start

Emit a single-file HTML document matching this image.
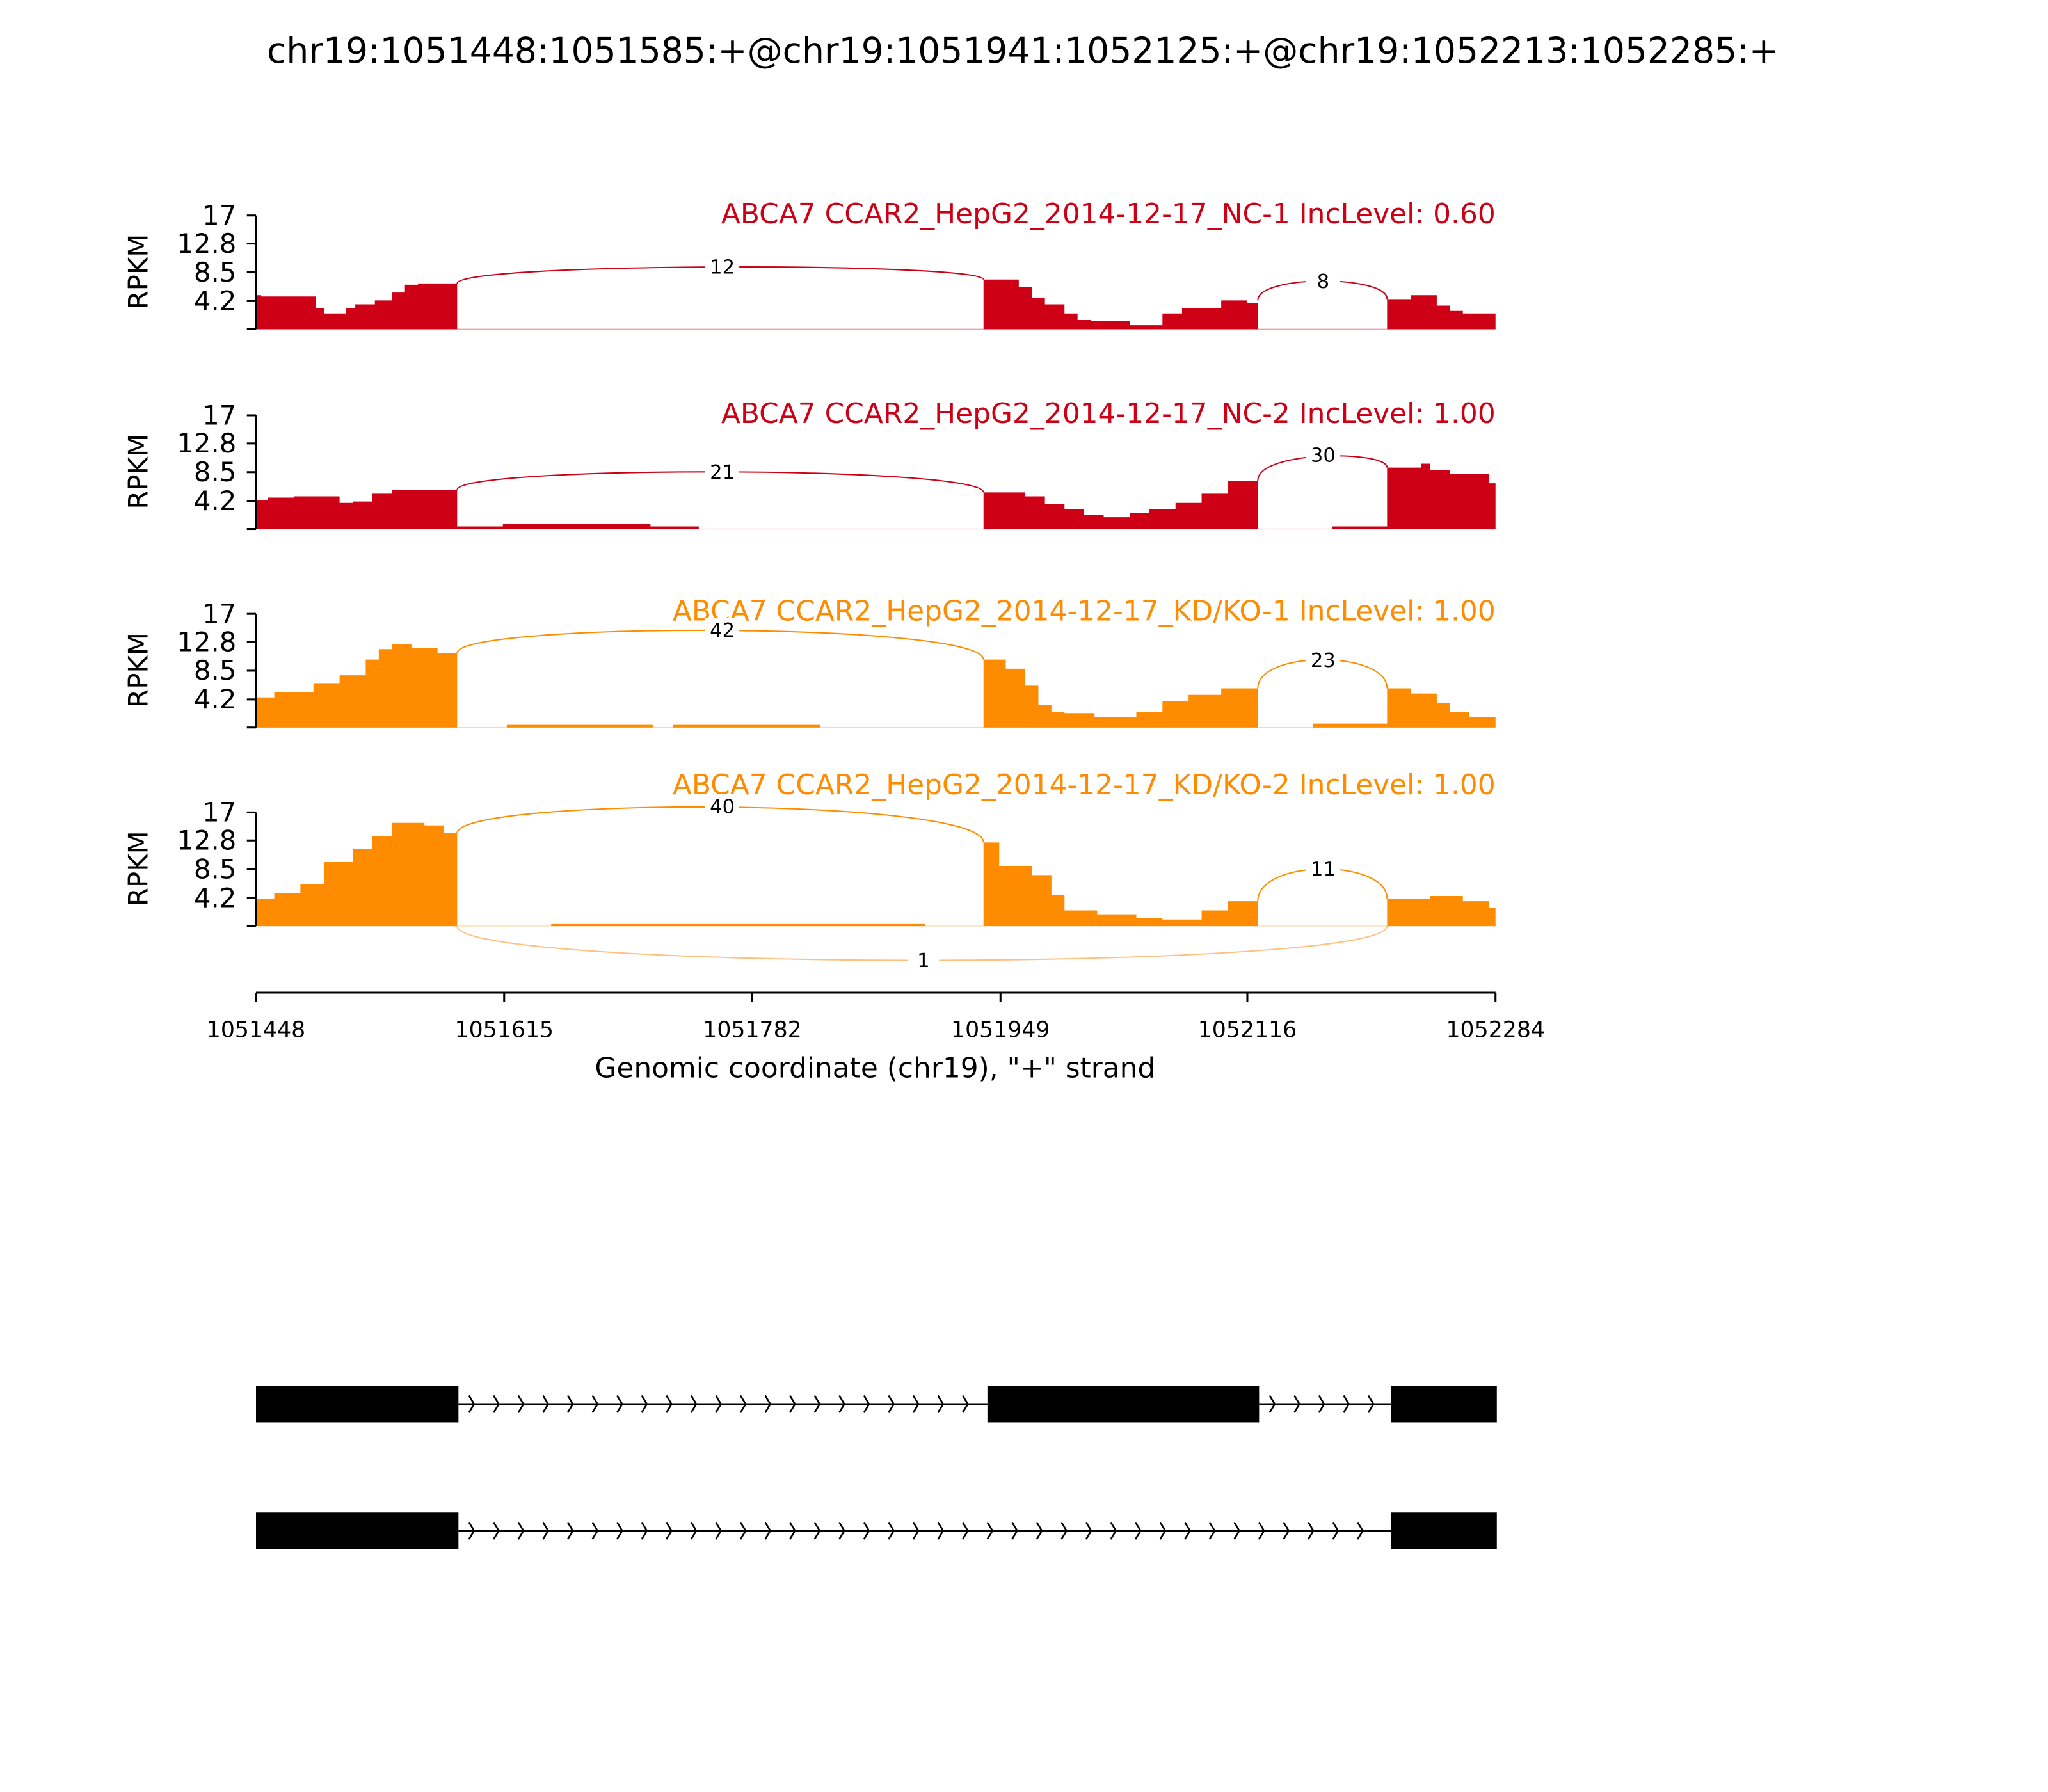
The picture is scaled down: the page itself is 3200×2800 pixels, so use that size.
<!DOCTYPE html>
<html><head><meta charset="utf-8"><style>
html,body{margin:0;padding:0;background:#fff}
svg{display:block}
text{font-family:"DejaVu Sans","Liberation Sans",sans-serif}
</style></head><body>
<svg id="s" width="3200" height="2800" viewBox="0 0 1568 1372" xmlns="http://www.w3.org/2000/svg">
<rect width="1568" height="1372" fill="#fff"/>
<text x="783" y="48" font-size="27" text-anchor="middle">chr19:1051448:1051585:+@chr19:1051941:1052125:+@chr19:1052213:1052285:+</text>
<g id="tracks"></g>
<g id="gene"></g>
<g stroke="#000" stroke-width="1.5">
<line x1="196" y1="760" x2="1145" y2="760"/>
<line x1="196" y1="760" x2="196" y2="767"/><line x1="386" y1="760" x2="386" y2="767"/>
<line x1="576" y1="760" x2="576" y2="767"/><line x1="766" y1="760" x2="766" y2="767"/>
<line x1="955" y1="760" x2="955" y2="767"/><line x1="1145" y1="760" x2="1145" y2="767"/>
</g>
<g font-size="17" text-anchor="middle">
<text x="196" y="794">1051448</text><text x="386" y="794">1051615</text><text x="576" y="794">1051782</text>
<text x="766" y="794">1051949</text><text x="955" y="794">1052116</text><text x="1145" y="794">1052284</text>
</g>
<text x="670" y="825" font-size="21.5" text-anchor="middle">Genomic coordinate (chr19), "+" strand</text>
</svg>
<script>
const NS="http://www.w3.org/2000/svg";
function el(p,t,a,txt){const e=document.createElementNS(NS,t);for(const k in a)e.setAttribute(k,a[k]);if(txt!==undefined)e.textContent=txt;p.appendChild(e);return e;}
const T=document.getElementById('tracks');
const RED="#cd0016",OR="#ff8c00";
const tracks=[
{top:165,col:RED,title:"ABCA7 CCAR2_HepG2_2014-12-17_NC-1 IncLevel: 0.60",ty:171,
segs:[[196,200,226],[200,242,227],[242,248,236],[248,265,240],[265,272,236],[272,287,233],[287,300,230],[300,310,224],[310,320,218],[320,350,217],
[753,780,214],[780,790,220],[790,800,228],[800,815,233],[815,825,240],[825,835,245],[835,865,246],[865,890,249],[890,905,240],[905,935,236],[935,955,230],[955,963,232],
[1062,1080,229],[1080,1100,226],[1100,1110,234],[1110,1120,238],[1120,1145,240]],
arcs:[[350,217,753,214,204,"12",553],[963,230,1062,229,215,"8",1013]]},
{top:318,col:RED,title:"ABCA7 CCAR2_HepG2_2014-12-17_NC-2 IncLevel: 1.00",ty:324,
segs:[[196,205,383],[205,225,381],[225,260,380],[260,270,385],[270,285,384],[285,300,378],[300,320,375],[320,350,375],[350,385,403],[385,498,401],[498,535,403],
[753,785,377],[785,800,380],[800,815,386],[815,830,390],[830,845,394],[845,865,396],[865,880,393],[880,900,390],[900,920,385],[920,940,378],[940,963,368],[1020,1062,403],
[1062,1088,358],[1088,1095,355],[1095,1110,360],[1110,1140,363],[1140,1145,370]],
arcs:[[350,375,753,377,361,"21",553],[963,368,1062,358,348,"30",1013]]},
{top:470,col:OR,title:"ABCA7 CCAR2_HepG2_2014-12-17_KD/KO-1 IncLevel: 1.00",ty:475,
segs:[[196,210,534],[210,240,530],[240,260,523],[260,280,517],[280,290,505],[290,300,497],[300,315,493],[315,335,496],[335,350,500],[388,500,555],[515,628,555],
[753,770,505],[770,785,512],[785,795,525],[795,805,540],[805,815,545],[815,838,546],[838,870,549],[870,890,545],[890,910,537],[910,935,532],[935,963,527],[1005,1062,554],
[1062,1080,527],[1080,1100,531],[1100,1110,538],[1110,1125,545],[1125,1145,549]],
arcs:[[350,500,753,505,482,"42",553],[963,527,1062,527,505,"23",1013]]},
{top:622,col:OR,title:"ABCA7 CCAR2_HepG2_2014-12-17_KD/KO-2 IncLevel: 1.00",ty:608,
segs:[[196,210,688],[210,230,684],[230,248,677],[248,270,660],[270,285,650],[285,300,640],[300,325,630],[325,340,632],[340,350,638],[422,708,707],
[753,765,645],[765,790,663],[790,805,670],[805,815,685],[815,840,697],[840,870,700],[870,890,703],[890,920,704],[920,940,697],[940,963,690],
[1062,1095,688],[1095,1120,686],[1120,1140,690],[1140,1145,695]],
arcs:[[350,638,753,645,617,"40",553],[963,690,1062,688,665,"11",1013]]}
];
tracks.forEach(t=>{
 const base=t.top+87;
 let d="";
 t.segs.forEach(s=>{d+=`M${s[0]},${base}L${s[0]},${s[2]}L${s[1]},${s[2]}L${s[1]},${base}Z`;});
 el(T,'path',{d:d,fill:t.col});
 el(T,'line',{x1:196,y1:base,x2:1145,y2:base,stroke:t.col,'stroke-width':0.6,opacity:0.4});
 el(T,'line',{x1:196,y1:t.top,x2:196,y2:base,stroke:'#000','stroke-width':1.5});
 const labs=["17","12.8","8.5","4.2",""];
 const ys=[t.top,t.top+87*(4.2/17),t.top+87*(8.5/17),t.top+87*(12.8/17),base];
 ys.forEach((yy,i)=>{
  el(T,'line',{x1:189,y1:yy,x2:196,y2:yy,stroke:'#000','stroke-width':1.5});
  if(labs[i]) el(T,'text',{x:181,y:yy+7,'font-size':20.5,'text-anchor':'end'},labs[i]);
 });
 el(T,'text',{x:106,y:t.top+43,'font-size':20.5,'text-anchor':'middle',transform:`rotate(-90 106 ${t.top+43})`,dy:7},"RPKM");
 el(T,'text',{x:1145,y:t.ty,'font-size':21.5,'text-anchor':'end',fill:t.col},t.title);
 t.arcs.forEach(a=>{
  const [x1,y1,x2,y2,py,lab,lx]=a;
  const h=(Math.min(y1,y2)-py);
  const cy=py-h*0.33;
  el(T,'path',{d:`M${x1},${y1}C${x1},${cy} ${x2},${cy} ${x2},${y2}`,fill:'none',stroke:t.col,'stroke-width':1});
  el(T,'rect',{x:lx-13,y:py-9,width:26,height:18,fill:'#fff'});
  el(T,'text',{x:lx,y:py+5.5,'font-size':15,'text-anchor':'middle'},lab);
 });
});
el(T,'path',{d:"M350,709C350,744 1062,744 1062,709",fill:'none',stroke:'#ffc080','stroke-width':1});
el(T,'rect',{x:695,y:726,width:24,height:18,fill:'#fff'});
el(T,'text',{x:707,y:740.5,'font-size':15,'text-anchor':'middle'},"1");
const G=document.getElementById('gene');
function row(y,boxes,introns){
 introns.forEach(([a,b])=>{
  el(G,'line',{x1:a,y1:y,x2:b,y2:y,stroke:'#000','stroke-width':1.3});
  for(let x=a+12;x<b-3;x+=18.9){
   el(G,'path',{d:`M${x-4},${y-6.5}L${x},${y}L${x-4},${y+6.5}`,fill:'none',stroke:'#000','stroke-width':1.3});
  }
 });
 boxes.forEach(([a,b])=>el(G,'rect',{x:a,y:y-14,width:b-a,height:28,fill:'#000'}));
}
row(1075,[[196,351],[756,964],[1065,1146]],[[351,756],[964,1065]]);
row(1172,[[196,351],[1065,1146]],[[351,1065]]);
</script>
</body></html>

end

> _Task statement_
Transcribe the listing in full and omit the pictures.

> _Problem solution_
Emit a single-file HTML document matching this image.
The picture is scaled down: the page itself is 3200×2800 pixels, so use that size.
<!DOCTYPE html>
<html><head><meta charset="utf-8"><style>
html,body{margin:0;padding:0;background:#fff}
svg{display:block}
text{font-family:"DejaVu Sans","Liberation Sans",sans-serif}
</style></head><body>
<svg id="s" width="3200" height="2800" viewBox="0 0 1568 1372" xmlns="http://www.w3.org/2000/svg">
<rect width="1568" height="1372" fill="#fff"/>
<text x="783" y="48" font-size="27" text-anchor="middle">chr19:1051448:1051585:+@chr19:1051941:1052125:+@chr19:1052213:1052285:+</text>
<g id="tracks"></g>
<g id="gene"></g>
<g stroke="#000" stroke-width="1.5">
<line x1="196" y1="760" x2="1145" y2="760"/>
<line x1="196" y1="760" x2="196" y2="767"/><line x1="386" y1="760" x2="386" y2="767"/>
<line x1="576" y1="760" x2="576" y2="767"/><line x1="766" y1="760" x2="766" y2="767"/>
<line x1="955" y1="760" x2="955" y2="767"/><line x1="1145" y1="760" x2="1145" y2="767"/>
</g>
<g font-size="17" text-anchor="middle">
<text x="196" y="794">1051448</text><text x="386" y="794">1051615</text><text x="576" y="794">1051782</text>
<text x="766" y="794">1051949</text><text x="955" y="794">1052116</text><text x="1145" y="794">1052284</text>
</g>
<text x="670" y="825" font-size="21.5" text-anchor="middle">Genomic coordinate (chr19), "+" strand</text>
</svg>
<script>
const NS="http://www.w3.org/2000/svg";
function el(p,t,a,txt){const e=document.createElementNS(NS,t);for(const k in a)e.setAttribute(k,a[k]);if(txt!==undefined)e.textContent=txt;p.appendChild(e);return e;}
const T=document.getElementById('tracks');
const RED="#cd0016",OR="#ff8c00";
const tracks=[
{top:165,col:RED,title:"ABCA7 CCAR2_HepG2_2014-12-17_NC-1 IncLevel: 0.60",ty:171,
segs:[[196,200,226],[200,242,227],[242,248,236],[248,265,240],[265,272,236],[272,287,233],[287,300,230],[300,310,224],[310,320,218],[320,350,217],
[753,780,214],[780,790,220],[790,800,228],[800,815,233],[815,825,240],[825,835,245],[835,865,246],[865,890,249],[890,905,240],[905,935,236],[935,955,230],[955,963,232],
[1062,1080,229],[1080,1100,226],[1100,1110,234],[1110,1120,238],[1120,1145,240]],
arcs:[[350,217,753,214,204,"12",553],[963,230,1062,229,215,"8",1013]]},
{top:318,col:RED,title:"ABCA7 CCAR2_HepG2_2014-12-17_NC-2 IncLevel: 1.00",ty:324,
segs:[[196,205,383],[205,225,381],[225,260,380],[260,270,385],[270,285,384],[285,300,378],[300,320,375],[320,350,375],[350,385,403],[385,498,401],[498,535,403],
[753,785,377],[785,800,380],[800,815,386],[815,830,390],[830,845,394],[845,865,396],[865,880,393],[880,900,390],[900,920,385],[920,940,378],[940,963,368],[1020,1062,403],
[1062,1088,358],[1088,1095,355],[1095,1110,360],[1110,1140,363],[1140,1145,370]],
arcs:[[350,375,753,377,361,"21",553],[963,368,1062,358,348,"30",1013]]},
{top:470,col:OR,title:"ABCA7 CCAR2_HepG2_2014-12-17_KD/KO-1 IncLevel: 1.00",ty:475,
segs:[[196,210,534],[210,240,530],[240,260,523],[260,280,517],[280,290,505],[290,300,497],[300,315,493],[315,335,496],[335,350,500],[388,500,555],[515,628,555],
[753,770,505],[770,785,512],[785,795,525],[795,805,540],[805,815,545],[815,838,546],[838,870,549],[870,890,545],[890,910,537],[910,935,532],[935,963,527],[1005,1062,554],
[1062,1080,527],[1080,1100,531],[1100,1110,538],[1110,1125,545],[1125,1145,549]],
arcs:[[350,500,753,505,482,"42",553],[963,527,1062,527,505,"23",1013]]},
{top:622,col:OR,title:"ABCA7 CCAR2_HepG2_2014-12-17_KD/KO-2 IncLevel: 1.00",ty:608,
segs:[[196,210,688],[210,230,684],[230,248,677],[248,270,660],[270,285,650],[285,300,640],[300,325,630],[325,340,632],[340,350,638],[422,708,707],
[753,765,645],[765,790,663],[790,805,670],[805,815,685],[815,840,697],[840,870,700],[870,890,703],[890,920,704],[920,940,697],[940,963,690],
[1062,1095,688],[1095,1120,686],[1120,1140,690],[1140,1145,695]],
arcs:[[350,638,753,645,617,"40",553],[963,690,1062,688,665,"11",1013]]}
];
tracks.forEach(t=>{
 const base=t.top+87;
 let d="";
 t.segs.forEach(s=>{d+=`M${s[0]},${base}L${s[0]},${s[2]}L${s[1]},${s[2]}L${s[1]},${base}Z`;});
 el(T,'path',{d:d,fill:t.col});
 el(T,'line',{x1:196,y1:base,x2:1145,y2:base,stroke:t.col,'stroke-width':0.6,opacity:0.4});
 el(T,'line',{x1:196,y1:t.top,x2:196,y2:base,stroke:'#000','stroke-width':1.5});
 const labs=["17","12.8","8.5","4.2",""];
 const ys=[t.top,t.top+87*(4.2/17),t.top+87*(8.5/17),t.top+87*(12.8/17),base];
 ys.forEach((yy,i)=>{
  el(T,'line',{x1:189,y1:yy,x2:196,y2:yy,stroke:'#000','stroke-width':1.5});
  if(labs[i]) el(T,'text',{x:181,y:yy+7,'font-size':20.5,'text-anchor':'end'},labs[i]);
 });
 el(T,'text',{x:106,y:t.top+43,'font-size':20.5,'text-anchor':'middle',transform:`rotate(-90 106 ${t.top+43})`,dy:7},"RPKM");
 el(T,'text',{x:1145,y:t.ty,'font-size':21.5,'text-anchor':'end',fill:t.col},t.title);
 t.arcs.forEach(a=>{
  const [x1,y1,x2,y2,py,lab,lx]=a;
  const h=(Math.min(y1,y2)-py);
  const cy=py-h*0.33;
  el(T,'path',{d:`M${x1},${y1}C${x1},${cy} ${x2},${cy} ${x2},${y2}`,fill:'none',stroke:t.col,'stroke-width':1});
  el(T,'rect',{x:lx-13,y:py-9,width:26,height:18,fill:'#fff'});
  el(T,'text',{x:lx,y:py+5.5,'font-size':15,'text-anchor':'middle'},lab);
 });
});
el(T,'path',{d:"M350,709C350,744 1062,744 1062,709",fill:'none',stroke:'#ffc080','stroke-width':1});
el(T,'rect',{x:695,y:726,width:24,height:18,fill:'#fff'});
el(T,'text',{x:707,y:740.5,'font-size':15,'text-anchor':'middle'},"1");
const G=document.getElementById('gene');
function row(y,boxes,introns){
 introns.forEach(([a,b])=>{
  el(G,'line',{x1:a,y1:y,x2:b,y2:y,stroke:'#000','stroke-width':1.3});
  for(let x=a+12;x<b-3;x+=18.9){
   el(G,'path',{d:`M${x-4},${y-6.5}L${x},${y}L${x-4},${y+6.5}`,fill:'none',stroke:'#000','stroke-width':1.3});
  }
 });
 boxes.forEach(([a,b])=>el(G,'rect',{x:a,y:y-14,width:b-a,height:28,fill:'#000'}));
}
row(1075,[[196,351],[756,964],[1065,1146]],[[351,756],[964,1065]]);
row(1172,[[196,351],[1065,1146]],[[351,1065]]);
</script>
</body></html>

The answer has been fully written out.